"[...] l'accès à l'information n'est pas un luxe, mais une nécessité."
"Jamais l'ignorant ne sera libre [...]."
C'est, en une page, résumer la faille initiale qui sépare les bibliothèques publiques aux États-Unis et en France : une naissance démocratique là-bas, un héritage aristocratique ici. (...) Ce serait sans doute forcer le trait (quoique...) que d'écrire que, de part et d'autre de l'Atlantique, chacun rejoue la scène originelle, les uns, nés égaux, citoyens, hommes d'action, jaloux de leur liberté, les autres, jadis sujets, spectateurs ironiques, attachés à ne pas être exclus, soucieux d'un partage équitable. "Le grand avantage des américains est d'être arrivés à la démocratie sans avoir à souffrir de révolutions démocratiques, et d'être nés égaux au lieu de le devenir" (Tocqueville)
(En France) La volonté farouche de se démarquer du modèle ancien se traduit plus dans le discours que dans la réalité. Mais (...) le discours sur la bibliothèque et son utilité sociale met l'accent sur le type de population touché. Est ainsi aujourd'hui considérée comme démocratique la bibliothèque qui accueille non pas l'ensemble de la population mais la part de la population qui en était auparavant exclue. D'où cette valorisation permanente du travail accompli vers ceux qui sont éloignés, exclus de la bibliothèque. D'où cette indifférence si fréquente pour l'accueil réel des usagers réels. Il s'agit de convertir ( les non-usagers) plus que de servir (les usagers).
La pratique du "eye contact", le "Can I help you ?" contraste avec le nez baissé et l'évitement trop souvent constaté aux bureaux d'accueil en France. C'est que la culture professionnelle française continue à valoriser les tâches scientifiques ou techniques (le choix des acquisitions, les indexations...) plus que les tâches d'accueil et de renseignement des usagers.
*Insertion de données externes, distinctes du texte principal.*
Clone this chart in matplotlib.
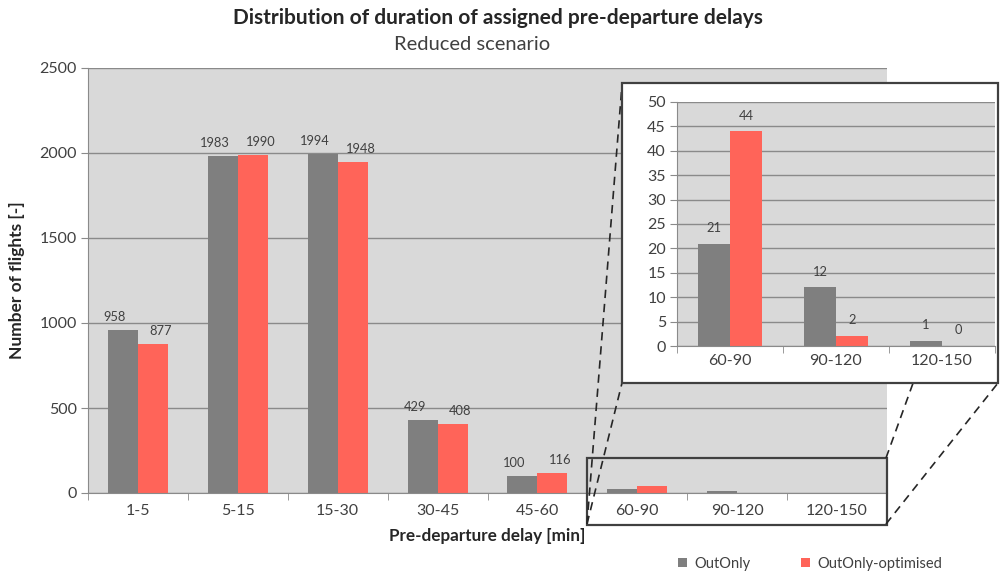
import numpy as np
import matplotlib
matplotlib.use("Agg")
import matplotlib.pyplot as plt
from matplotlib.patches import Rectangle
from matplotlib.lines import Line2D

# data
categories = ["1-5", "5-15", "15-30", "30-45", "45-60", "60-90", "90-120", "120-150"]
out_only = [958, 1983, 1994, 429, 100, 21, 12, 1]
out_only_opt = [877, 1990, 1948, 408, 116, 44, 2, 0]
zoom_categories = ["60-90", "90-120", "120-150"]
zoom_start = 5  # index of first zoomed category

GRAY = "#7f7f7f"
RED = "#ff6459"
BG = "#d9d9d9"
GRID = "#8a8a8a"
TXT = "#404040"

plt.rcParams["font.family"] = ["Lato", "DejaVu Sans"]

W, H = 1000, 575
fig = plt.figure(figsize=(W / 100, H / 100), dpi=100)


def px(x, y):
    # pixel position -> figure fraction
    return x / W, 1 - y / H


def style_axes(ax, n):
    ax.set_facecolor(BG)
    for s in ["top", "right"]:
        ax.spines[s].set_visible(False)
    ax.spines["left"].set_color(GRID)
    ax.spines["bottom"].set_color(GRID)
    ax.set_xlim(-0.5, n - 0.5)
    ax.set_xticks(np.arange(n + 1) - 0.5, minor=True)
    ax.set_xticks(np.arange(n))
    ax.tick_params(axis="x", which="major", length=0, pad=8)
    ax.tick_params(axis="x", which="minor", length=5, color=GRID)
    ax.tick_params(axis="y", length=5, color=GRID, pad=3)
    ax.grid(axis="y", color=GRID, lw=1)
    ax.set_axisbelow(True)


# main chart
ax = fig.add_axes([0.088, 1 - 493 / H, 0.799, 425 / H], zorder=0)
x = np.arange(len(categories))
w = 0.3
b1 = ax.bar(x - w / 2, out_only, w, color=GRAY, label="OutOnly")
b2 = ax.bar(x + w / 2, out_only_opt, w, color=RED, label="OutOnly-optimised")
style_axes(ax, len(categories))
ax.set_ylim(0, 2500)
ax.set_yticks(np.arange(0, 2501, 500))
ax.set_xticklabels(categories, fontsize=11.5, color=TXT)
ax.tick_params(axis="y", labelsize=11.5, labelcolor=TXT)
lab_shift = 0.08
for i in range(zoom_start):
    ax.text(x[i] - w / 2 - lab_shift, out_only[i] + 40, str(out_only[i]), ha="center",
            va="bottom", fontsize=9.3, color=TXT)
    ax.text(x[i] + w / 2 + lab_shift, out_only_opt[i] + 40, str(out_only_opt[i]), ha="center",
            va="bottom", fontsize=9.3, color=TXT)
ax.set_xlabel("Pre-departure delay [min]", fontsize=12.3, fontweight="bold", color="#262626",
              labelpad=7, x=0.5)
ax.set_ylabel("Number of flights [-]", fontsize=12.5, fontweight="bold", color="#262626",
              labelpad=10)

# zoom box around the small categories
ax.add_patch(Rectangle((zoom_start - 0.5, -188), len(zoom_categories), 394, fill=False,
                       ec="#404040", lw=1.6, clip_on=False, zorder=5))

# titles
fig.text(*px(498, 18), "Distribution of duration of assigned pre-departure delays",
         ha="center", va="center", fontsize=15, fontweight="bold", color="#262626")
fig.text(*px(472, 45), "Reduced scenario", ha="center", va="center", fontsize=14.5, color=TXT)

# dashed connector lines
for (x0, y0), (x1, y1) in [((587, 524), (622, 85)), ((587, 524), (622, 383)),
                           ((886, 458), (925, 350)), ((886, 524), (998, 383))]:
    fig.add_artist(Line2D([x0 / W, x1 / W], [1 - y0 / H, 1 - y1 / H], transform=fig.transFigure,
                          color="#262626", lw=1.2, ls=(0, (5, 3.5)), zorder=1))

# inset frame
fl, ft = px(622, 83)
fr, fb = px(998, 383)
fig.add_artist(Rectangle((fl, fb), fr - fl, ft - fb, transform=fig.transFigure,
                         fc="white", ec="#404040", lw=1.6, zorder=2))

# inset chart
axi = fig.add_axes([0.677, 1 - 346 / H, 0.318, 244 / H], zorder=3)
xi = np.arange(len(zoom_categories))
axi.bar(xi - w / 2, out_only[zoom_start:], w, color=GRAY)
axi.bar(xi + w / 2, out_only_opt[zoom_start:], w, color=RED)
style_axes(axi, len(zoom_categories))
axi.set_ylim(0, 50)
axi.set_yticks(np.arange(0, 51, 5))
axi.set_xticklabels(zoom_categories, fontsize=11.5, color=TXT)
axi.tick_params(axis="y", labelsize=11.5, labelcolor=TXT)
axi.tick_params(axis="x", which="major", pad=6)
for i in range(len(zoom_categories)):
    v1 = out_only[zoom_start + i]
    v2 = out_only_opt[zoom_start + i]
    axi.text(xi[i] - w / 2, v1 + 2, str(v1), ha="center", va="bottom", fontsize=9.3, color=TXT)
    axi.text(xi[i] + w / 2, v2 + 2, str(v2), ha="center", va="bottom", fontsize=9.3, color=TXT)

# legend
fig.legend(handles=[b1, b2], loc="center", bbox_to_anchor=px(810, 564), ncol=2, frameon=False,
           fontsize=10.5, handlelength=0.6, handleheight=0.6, columnspacing=3.5, handletextpad=0.5,
           labelcolor=TXT)

fig.savefig("out.png", dpi=100)
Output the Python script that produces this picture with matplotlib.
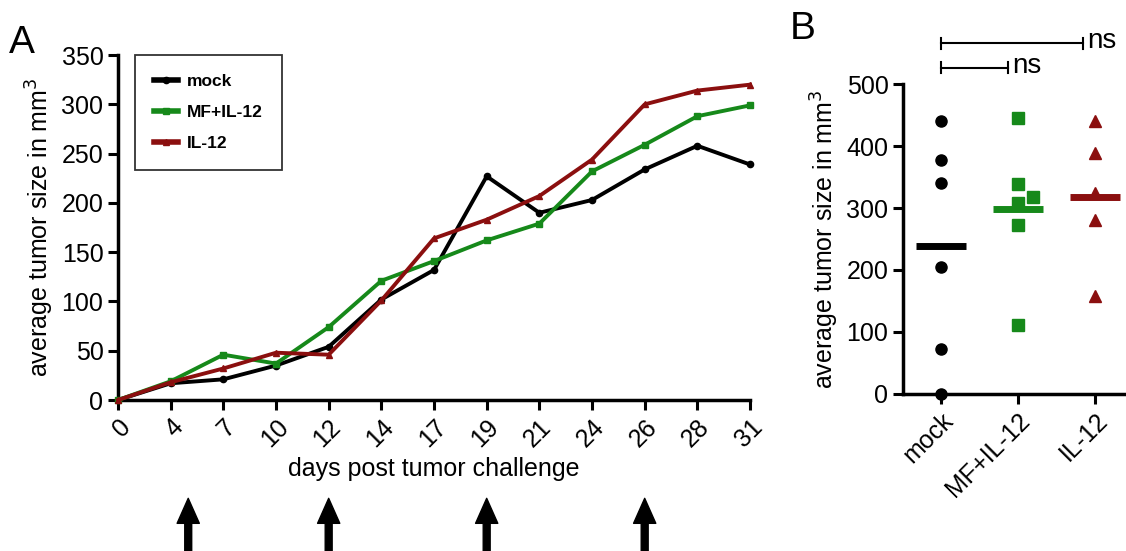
import numpy as np
import matplotlib
matplotlib.use("Agg")
import matplotlib.pyplot as plt

plt.rcParams["font.family"] = ["Liberation Sans", "DejaVu Sans"]

# ── Panel A: growth curves ───────────────────────────────────────────────────
days = [0, 4, 7, 10, 12, 14, 17, 19, 21, 24, 26, 28, 31]
mock = [0, 17, 21, 35, 54, 102, 132, 227, 190, 203, 234, 258, 239]
mf_il12 = [0, 19, 46, 37, 74, 121, 141, 162, 179, 232, 259, 288, 299]
il12 = [0, 18, 32, 48, 46, 101, 164, 183, 207, 244, 300, 314, 320]
treatment_days = [5, 12, 19, 26]

# ── Panel B: individual tumor sizes ──────────────────────────────────────────
groups = ["mock", "MF+IL-12", "IL-12"]
pts_mock = [440, 378, 340, 205, 72, 0]
pts_mf = [445, 338, 308, 318, 272, 112]
pts_il12 = [440, 388, 325, 280, 158]

BLACK = "#000000"
GREEN = "#16891a"
RED = "#8b0f0f"
FS = 18

fig = plt.figure(figsize=(11.26, 5.51), dpi=100)

# ── A ────────────────────────────────────────────────────────────────────────
axA = fig.add_axes([0.1048, 0.274, 0.5613, 0.626])
idx = np.arange(len(days))
styles = [("mock", mock, BLACK, "o"),
          ("MF+IL-12", mf_il12, GREEN, "s"),
          ("IL-12", il12, RED, "^")]
for name, vals, col, mk in styles:
    axA.plot(idx, vals, color=col, lw=2.8, marker=mk, ms=4.5,
             label=name, clip_on=False, zorder=3)

axA.set_xlim(0, len(days) - 1)
axA.set_ylim(0, 350)
axA.set_yticks(range(0, 351, 50))
axA.set_xticks(idx)
axA.set_xticklabels([str(d) for d in days], rotation=45,
                    ha="right", va="top", rotation_mode="anchor")
axA.set_xlabel("days post tumor challenge", fontsize=FS, labelpad=4)
axA.set_ylabel("average tumor size in mm$^3$", fontsize=FS, labelpad=4)

leg = axA.legend(loc="upper left", bbox_to_anchor=(0.027, 1.0),
                 borderaxespad=0, frameon=True, fancybox=False,
                 edgecolor="black", prop={"weight": "bold", "size": 12.5},
                 handlelength=1.4, handletextpad=0.5,
                 borderpad=1.1, labelspacing=0.9)
leg.get_frame().set_linewidth(1.3)
for h in leg.get_lines():
    h.set_linewidth(4)

# treatment arrows under the axis
for d in treatment_days:
    x = np.interp(d, days, idx)
    axA.annotate("", xy=(x, -0.285), xytext=(x, -0.45),
                 xycoords=axA.get_xaxis_transform(),
                 textcoords=axA.get_xaxis_transform(),
                 arrowprops=dict(facecolor="black", edgecolor="black",
                                 width=5, headwidth=16, headlength=18,
                                 shrink=0))

# ── B ────────────────────────────────────────────────────────────────────────
axB = fig.add_axes([0.802, 0.285, 0.198, 0.5625])
mf_offset = [0, 0, 0, 0.2, 0, 0]
point_sets = [(pts_mock, [0] * len(pts_mock), BLACK, "o", 8),
              (pts_mf, mf_offset, GREEN, "s", 8),
              (pts_il12, [0] * len(pts_il12), RED, "^", 9)]
for i, (vals, offs, col, mk, ms) in enumerate(point_sets):
    xs = [i + o for o in offs]
    axB.plot(xs, vals, ls="none", marker=mk, ms=ms, color=col,
             clip_on=False, zorder=3)
    m = np.mean(vals)
    axB.plot([i - 0.32, i + 0.32], [m, m], color=col, lw=5,
             solid_capstyle="butt", zorder=4)

axB.set_xlim(-0.49, 2.4)
axB.set_ylim(0, 500)
axB.set_yticks(range(0, 501, 100))
axB.set_xticks(range(len(groups)))
axB.set_xticklabels(groups, rotation=45, ha="right", va="top",
                    rotation_mode="anchor")
axB.set_ylabel("average tumor size in mm$^3$", fontsize=FS, labelpad=4)

# significance brackets
for x1, yb in [(1.84, 566), (0.87, 526)]:
    axB.plot([0, x1], [yb, yb], color="black", lw=1.5, clip_on=False)
    for xe in (0, x1):
        axB.plot([xe, xe], [yb - 9, yb + 9], color="black", lw=1.5,
                 clip_on=False)
    axB.text(x1 + 0.06, yb + 3, "ns", fontsize=20, ha="left", va="center",
             clip_on=False)

for ax in (axA, axB):
    for side in ("top", "right"):
        ax.spines[side].set_visible(False)
    for side in ("left", "bottom"):
        ax.spines[side].set_linewidth(2.5)
    ax.tick_params(width=2.2, length=7, labelsize=FS, direction="out")

fig.text(0.008, 0.89, "A", fontsize=28, va="bottom")
fig.text(0.701, 0.915, "B", fontsize=28, va="bottom")

fig.savefig("out.png", dpi=100)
Ainsi, une directrice de bibliothèque en vient à dire qu'un bibliothécaire non performant à l'accueil ne peut en être enlevé car ce serait lui faire une faveur injustifiée.
Puisqu'elle a besoin du soutien public, la Public library doit desservir la majorité comme les minorités. (...) Cette différence de point de vue a, on l'a vu, une conséquence essentielle sur l'approche des bibliothécaires : pragmatique aux Etats-Unis (où l'on se préoccupe du public tel qu'il est) et téléologique en France (où c'est le non-usager qui est la cible principale - le public comme on voudrait qu'il soit).
Il est nécessaire (...) de souligner les valeurs qui sont mobilisées : l'égal accès à l'information, la tolérance à toutes les opinions, le respect des opinions minoritaires - l'horreur de la tyrannie de la majorité. Tocqueville (...) avait déjà souligné le poids de la pensée majoritaire, son incitation au conformisme intellectuel, culturel, social (...) : "Il n'y a pas de liberté d'esprit en Amérique. L'Inquisition n'a jamais pu empêcher qu'il ne circulât en Espagne des livres contraires à la religion du plus grand nombre. L'empire de la majorité a fait mieux aux Etats-Unis : elle a ôté jusqu'à la pensée d'en publier. On rencontre des incrédules en Amérique, mais l'incrédulité n'y trouve pour ainsi dire pas d'organe".
C'est sans doute que la tradition de self-improvement correspond en France à la tradition d'émancipation. Ici, on lit pour se libérer (des oppressions, des héritages, des contraintes), non (comme là-bas) pour devenir plus compétent, plus débrouillard ou plus riche.
En France, les minorités reconnues par les bibliothèques, histoire politique oblige, ne sont pas ethniques mais économiques (les "personnes défavorisées"), socio-culturelles (les peronnes "éloignées du livre") ou statutaires (les publics "empêchés", personnes hospitalisées, grabataires ou détenues). La campagne promotionnelle Lire en fête, initiée par le ministère de la culture, encourage des actions spécifiques vers les écoles, les hôpitaux, les prisons - donnant ainsi raison à ceux qui déplorent que le livre et la bibliothèque soient présentés comme une consolation pour les pauvres et les malheureux.
Un autre combat, encore en cours aujourd'hui, oppose à nouveau l'ALA (American Library Association) et le gouvernement fédéral : c'est l'application de l'USA Patriot Act, qui autorise les services de police et de renssignements à obtenir des bibliothécaires la liste de ce que les lecteurs consultent (livres, journaux, films ou sites Internet). Ce combat est beaucoup plus populaire, car il s'agit clairement d'un combat pour les libertés civiles - les bibliothécaires disant aux américains qu'ils ne doivent pas avoir un "bibliothécaire par-dessus leur épaule", comme mouchard et auxiliaire de la police.